5

[192] Ein seetüchtiges Schiff mußte im dritten Jahrtausend wenigstens 20–30 Mann an Bord haben, um bei Wind und Wetter bewegt1 und bei einer notgedrungenen Landung verteidigt werden zu können. Außerdem mußte die Mannschaft durch ihre Zahl gelegentlich dem Wunsche nach Trinkwasser und Lebensmitteln Nachdruck verleihen. Die große Fahrt, etwa von der Bretagne nach Cornwall, von Afrika nach den Kanarischen Inseln oder von Knossos nach Byblos oder Malta war unter allen Umständen ein starkes Wagnis und setzte einen verwegenen Unternehmungsgeist ausgesprochener Herrennaturen voraus.
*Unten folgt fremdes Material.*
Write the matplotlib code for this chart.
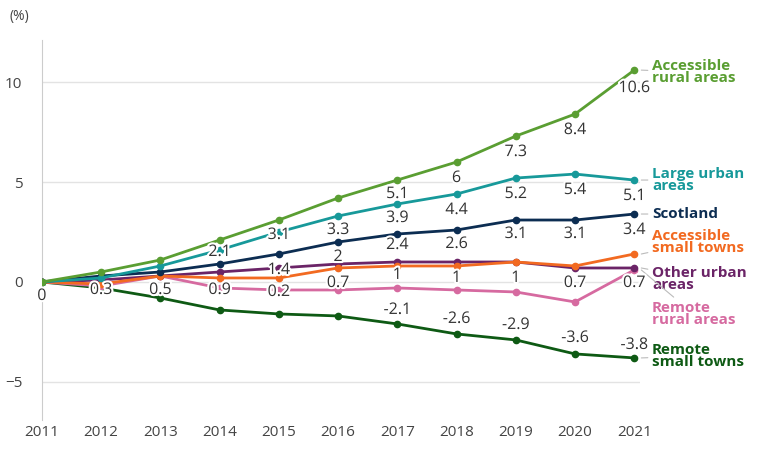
import matplotlib
matplotlib.use("Agg")
import matplotlib.pyplot as plt
import matplotlib.patheffects as pe

plt.rcParams['font.family'] = ['Open Sans', 'DejaVu Sans']

years = list(range(2011, 2022))

acc_rural = [0, 0.5, 1.1, 2.1, 3.1, 4.2, 5.1, 6.0, 7.3, 8.4, 10.6]
large_urban = [0, 0.2, 0.8, 1.6, 2.5, 3.3, 3.9, 4.4, 5.2, 5.4, 5.1]
scotland = [0, 0.3, 0.5, 0.9, 1.4, 2.0, 2.4, 2.6, 3.1, 3.1, 3.4]
acc_towns = [0, -0.1, 0.3, 0.2, 0.2, 0.7, 0.8, 0.8, 1.0, 0.8, 1.4]
other_urban = [0, 0.1, 0.3, 0.5, 0.7, 0.9, 1.0, 1.0, 1.0, 0.7, 0.7]
remote_rural = [0, -0.2, 0.3, -0.3, -0.4, -0.4, -0.3, -0.4, -0.5, -1.0, 0.6]
remote_towns = [0, -0.3, -0.8, -1.4, -1.6, -1.7, -2.1, -2.6, -2.9, -3.6, -3.8]

series = [
    ("Accessible\nrural areas", acc_rural, "#5a9e32", 10.5),
    ("Large urban\nareas", large_urban, "#17999a", 5.1),
    ("Scotland", scotland, "#0c2d52", 3.4),
    ("Accessible\nsmall towns", acc_towns, "#f26a21", 2.0),
    ("Other urban\nareas", other_urban, "#6b2467", 0.15),
    ("Remote\nrural areas", remote_rural, "#d66aa0", -1.6),
    ("Remote\nsmall towns", remote_towns, "#0e5a14", -3.7),
]

# value labels: (year, text, label y)
labels = [
    (2014, "2.1", 1.5), (2015, "3.1", 2.35), (2016, "3.3", 2.6),
    (2017, "5.1", 4.4), (2018, "6", 5.2), (2019, "7.3", 6.5),
    (2020, "8.4", 7.6), (2021, "10.6", 9.7),
    (2017, "3.9", 3.2), (2018, "4.4", 3.6), (2019, "5.2", 4.4),
    (2020, "5.4", 4.6), (2021, "5.1", 4.3),
    (2011, "0", -0.7), (2012, "0.3", -0.4), (2013, "0.5", -0.4),
    (2014, "0.9", -0.4), (2015, "1.4", 0.6), (2016, "2", 1.25),
    (2017, "2.4", 1.85), (2018, "2.6", 1.9), (2019, "3.1", 2.4),
    (2020, "3.1", 2.4), (2021, "3.4", 2.6),
    (2015, "0.2", -0.5), (2016, "0.7", -0.05), (2017, "1", 0.35),
    (2018, "1", 0.2), (2019, "1", 0.2), (2020, "0.7", -0.05),
    (2021, "0.7", -0.05),
    (2017, "-2.1", -1.4), (2018, "-2.6", -1.85), (2019, "-2.9", -2.15),
    (2020, "-3.6", -2.8), (2021, "-3.8", -3.15),
]

fig = plt.figure(figsize=(7.75, 4.51), dpi=100)
ax = fig.add_axes([0.054, 0.069, 0.772, 0.842])

for name, vals, col, ly in series[::-1]:
    ax.plot(years, vals, color=col, lw=2, marker="o", ms=4.5, zorder=3)

for yr, txt, ly in labels:
    ax.text(yr, ly, txt, ha="center", va="center", fontsize=11.5, color="#333333", zorder=4,
            path_effects=[pe.withStroke(linewidth=3, foreground="white")])

for name, vals, col, ly in series:
    ax.annotate(name, xy=(2021.12, vals[-1]), xytext=(2021.3, ly), textcoords="data",
                fontsize=11, fontweight="bold", color=col, va="center", ha="left",
                linespacing=0.85, annotation_clip=False,
                arrowprops=dict(arrowstyle="-", color="#bbbbbb", lw=0.8,
                                shrinkA=1, shrinkB=0))

ax.set_xlim(2011, 2021.1)
ax.set_ylim(-6.9, 12.1)
ax.set_xticks(years)
ax.set_yticks([-5, 0, 5, 10])
ax.grid(axis="y", color="#e3e3e3", lw=1)
ax.set_axisbelow(True)
for s in ["top", "right", "bottom"]:
    ax.spines[s].set_visible(False)
ax.spines["left"].set_color("#cccccc")
ax.tick_params(length=0, labelsize=11, colors="#444444")
ax.tick_params(axis="y", pad=14)
fig.text(0.012, 0.955, "(%)", fontsize=10, color="#444444")

fig.savefig("out.png", dpi=100)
Vom Bau solcher Schiffe ganz abgesehen, der viel technische Intelligenz, viel Ansehen beim Stamme und erhebliches »Vermögen« erforderte, mußte der Unternehmer zugleich Kaufmann, Krieger und Schiffsführer sein, ob er nun als Pirat oder Händler auszog. Das Schiff gehörte jemand – ob einem einzelnen, etwa dem Häuptling, oder einer Gemeinschaft von Kaufleuten[192] wie noch oft bei der Hansa –, der das volle Risiko trug. Es mußte ausgerüstet werden und eine im Verhältnis zu seinem Eigengewicht kleine, aber um so wertvollere Ladung mitnehmen, und die Verluste waren sehr bedeutend. Die Fahrzeuge wurden leck, vom Sturm zerschmettert, wehrlos an fremde Küsten geworfen, wo sie scheiterten oder erbeutet wurden. Wenn nur ein Teil von ihnen zurückkam, so war das schon ein Erfolg. Das einzelne Leben galt wenig und die Toten waren bald vergessen.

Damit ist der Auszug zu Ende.